EXTRAVAGÂNCIAS COBERTAS DE SENTIDO
Arte: Eduardo Nasi
Meu pai passou quarenta dias fora durante a minha infância. Cumpriu uma rigorosa turnê literária em várias cidades de Portugal e da Espanha. Eu tinha oito anos e sentava com os pés para dentro das grades da janela para esperá-lo.
Todos nós, crianças, ansiávamos com o que ele traria de presentes. Antevíamos uma sacola de brinquedos esquisitos, uma provisão direta das mãos de Willy Wonka, da Fantástica Fábrica de Chocolates.
Passava dias seguidos confabulando com os meus três irmãos o que receberíamos: uma bola de futebol do Real Madrid ou do Barcelona, um carrinho de corrida, chicletes gigantescos? Carimbávamos o passaporte da imaginação com achismos e nunca cansávamos de repetir os exercícios de adivinhação.
Qual a nossa surpresa quando o pai aparece no portão da residência, equilibrando duas malas e uma melancia. Uma melancia? Aquilo me impactou profundamente. É uma fruta que poderia comprar em qualquer supermercado. Por que diabos ele carregava uma melancia em sua bagagem do exterior?
A mãe sempre se desculpava pelo pai, explicando a sua condição distraída de poeta, mas essa extravagância superava as nossas expectativas. A cabeça nas nuvens já atravessava a gravidade da Terra.

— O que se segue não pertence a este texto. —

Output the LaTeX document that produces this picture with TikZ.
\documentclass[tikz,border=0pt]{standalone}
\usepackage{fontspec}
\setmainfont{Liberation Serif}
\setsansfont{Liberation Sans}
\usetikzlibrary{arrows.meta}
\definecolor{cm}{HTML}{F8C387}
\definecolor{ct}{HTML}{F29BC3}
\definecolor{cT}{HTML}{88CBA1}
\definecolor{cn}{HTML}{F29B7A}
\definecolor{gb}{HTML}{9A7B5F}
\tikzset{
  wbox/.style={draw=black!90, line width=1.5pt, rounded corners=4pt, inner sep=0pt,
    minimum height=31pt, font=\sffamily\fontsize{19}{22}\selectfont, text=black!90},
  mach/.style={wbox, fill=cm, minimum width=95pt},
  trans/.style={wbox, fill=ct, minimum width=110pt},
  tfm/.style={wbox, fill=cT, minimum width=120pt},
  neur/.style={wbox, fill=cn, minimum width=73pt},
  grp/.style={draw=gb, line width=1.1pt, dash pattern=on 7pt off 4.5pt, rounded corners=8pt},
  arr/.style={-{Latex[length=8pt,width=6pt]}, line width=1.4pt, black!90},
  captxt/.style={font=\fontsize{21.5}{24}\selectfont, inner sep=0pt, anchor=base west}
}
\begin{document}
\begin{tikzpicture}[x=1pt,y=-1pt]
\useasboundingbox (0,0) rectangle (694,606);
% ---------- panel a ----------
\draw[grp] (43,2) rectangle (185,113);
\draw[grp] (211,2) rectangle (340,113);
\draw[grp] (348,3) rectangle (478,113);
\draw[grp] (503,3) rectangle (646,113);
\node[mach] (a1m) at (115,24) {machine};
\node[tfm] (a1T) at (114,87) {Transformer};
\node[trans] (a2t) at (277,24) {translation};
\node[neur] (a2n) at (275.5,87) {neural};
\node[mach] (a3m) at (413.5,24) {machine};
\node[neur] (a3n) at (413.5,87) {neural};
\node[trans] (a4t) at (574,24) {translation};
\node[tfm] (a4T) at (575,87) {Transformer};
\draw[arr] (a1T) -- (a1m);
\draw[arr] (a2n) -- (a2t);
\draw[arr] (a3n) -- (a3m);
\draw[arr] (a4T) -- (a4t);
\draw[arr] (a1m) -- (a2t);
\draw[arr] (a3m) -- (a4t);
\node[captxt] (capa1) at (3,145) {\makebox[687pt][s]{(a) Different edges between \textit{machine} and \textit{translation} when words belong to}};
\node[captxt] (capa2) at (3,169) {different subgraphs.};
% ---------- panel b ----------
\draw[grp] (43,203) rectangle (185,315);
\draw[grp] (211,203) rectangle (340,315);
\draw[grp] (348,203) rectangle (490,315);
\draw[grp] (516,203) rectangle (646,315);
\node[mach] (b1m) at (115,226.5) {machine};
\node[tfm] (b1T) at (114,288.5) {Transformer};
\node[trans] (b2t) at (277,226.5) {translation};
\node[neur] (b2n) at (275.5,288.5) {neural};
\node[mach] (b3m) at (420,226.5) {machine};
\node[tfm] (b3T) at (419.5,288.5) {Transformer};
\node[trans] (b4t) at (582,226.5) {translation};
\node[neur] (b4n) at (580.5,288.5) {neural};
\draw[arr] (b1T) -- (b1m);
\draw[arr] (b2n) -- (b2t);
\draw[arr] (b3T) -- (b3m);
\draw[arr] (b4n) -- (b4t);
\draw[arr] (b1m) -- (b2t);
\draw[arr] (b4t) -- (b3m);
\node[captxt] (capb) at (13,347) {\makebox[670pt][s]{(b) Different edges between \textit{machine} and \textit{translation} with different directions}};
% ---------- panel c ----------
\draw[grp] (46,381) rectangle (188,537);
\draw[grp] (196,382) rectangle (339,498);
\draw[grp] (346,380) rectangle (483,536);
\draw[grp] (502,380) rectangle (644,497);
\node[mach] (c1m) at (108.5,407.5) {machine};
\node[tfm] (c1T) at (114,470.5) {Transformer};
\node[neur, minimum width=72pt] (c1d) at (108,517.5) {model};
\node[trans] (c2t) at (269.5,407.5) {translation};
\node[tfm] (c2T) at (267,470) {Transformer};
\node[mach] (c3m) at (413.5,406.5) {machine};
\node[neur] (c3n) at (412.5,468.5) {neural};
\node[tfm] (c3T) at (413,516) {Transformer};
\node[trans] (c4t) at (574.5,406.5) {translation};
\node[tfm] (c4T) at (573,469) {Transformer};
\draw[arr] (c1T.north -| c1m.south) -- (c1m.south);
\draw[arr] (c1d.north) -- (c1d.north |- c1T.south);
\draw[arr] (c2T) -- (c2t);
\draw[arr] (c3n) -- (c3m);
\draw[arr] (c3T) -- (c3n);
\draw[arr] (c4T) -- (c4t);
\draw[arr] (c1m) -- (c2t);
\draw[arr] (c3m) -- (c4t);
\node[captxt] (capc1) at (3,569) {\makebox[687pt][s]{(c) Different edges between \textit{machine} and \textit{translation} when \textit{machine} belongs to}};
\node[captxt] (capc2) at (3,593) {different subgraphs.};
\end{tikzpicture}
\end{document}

De lembrancinhas, distribuiu apenas réplicas de touro em azulejo, uma relíquia deveras adulta para soltar algum “oh obrigado!”. Não disfarçamos o descontentamento, sequer agradecemos, completamos o rebanho customizado desmontando as valises de alimentação da companhia aérea Varig.
Mas e a melancia? Nunca entendi. Eu jurava que havia inventado a bizarrice. Conferi com a memória paterna e realmente aconteceu. Perguntei o motivo dele voltar da Europa com a incômoda bola de basquete entre os braços.

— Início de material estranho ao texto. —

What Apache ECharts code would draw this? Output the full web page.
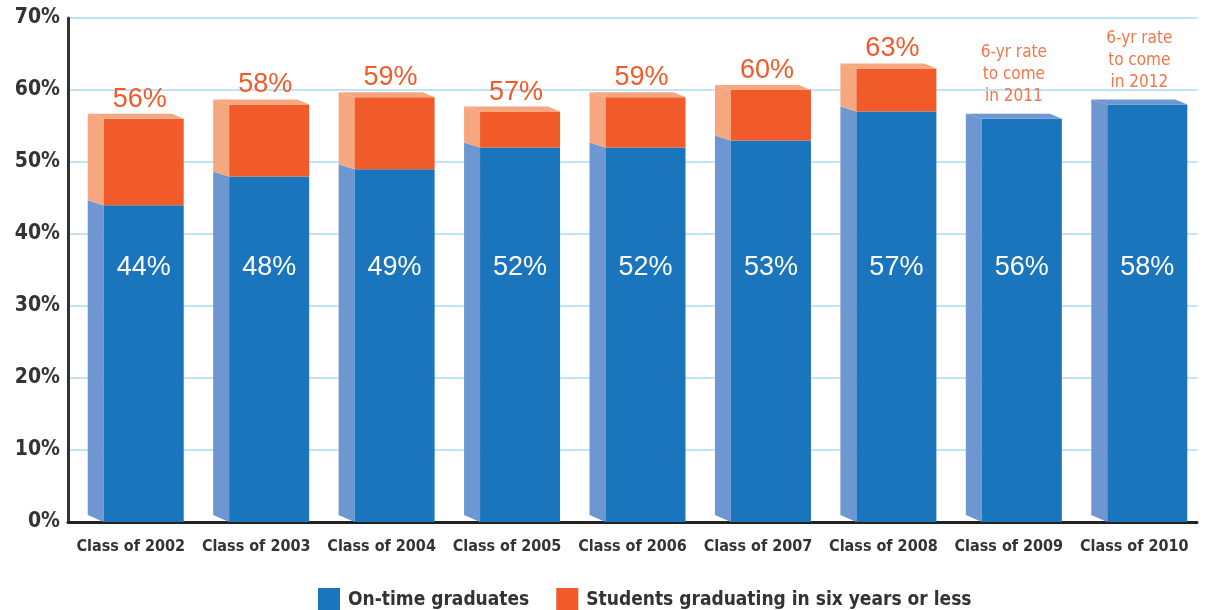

– Ah, filho. É verdade. Não vim de lá com a melancia. Comprei no caminho. Eu não suportava mais a vida de hotel, de frigobar, a geladeira pequeninha onde não cabe nada, nem os próprios pensamentos, muito menos a saudade de vocês. A melancia simbolizava que estava de volta à casa. É um teste de espaço – só uma geladeira de verdade para comportá-la.
O pai vinha a ser um faraó disfarçado de escritor. No interior das tumbas dos reis egípcios, havia melancias de oferenda para que pudessem comer depois da morte.
No caso, a nossa tumba era geladeira. E toda viagem vencida correspondia a uma ressurreição.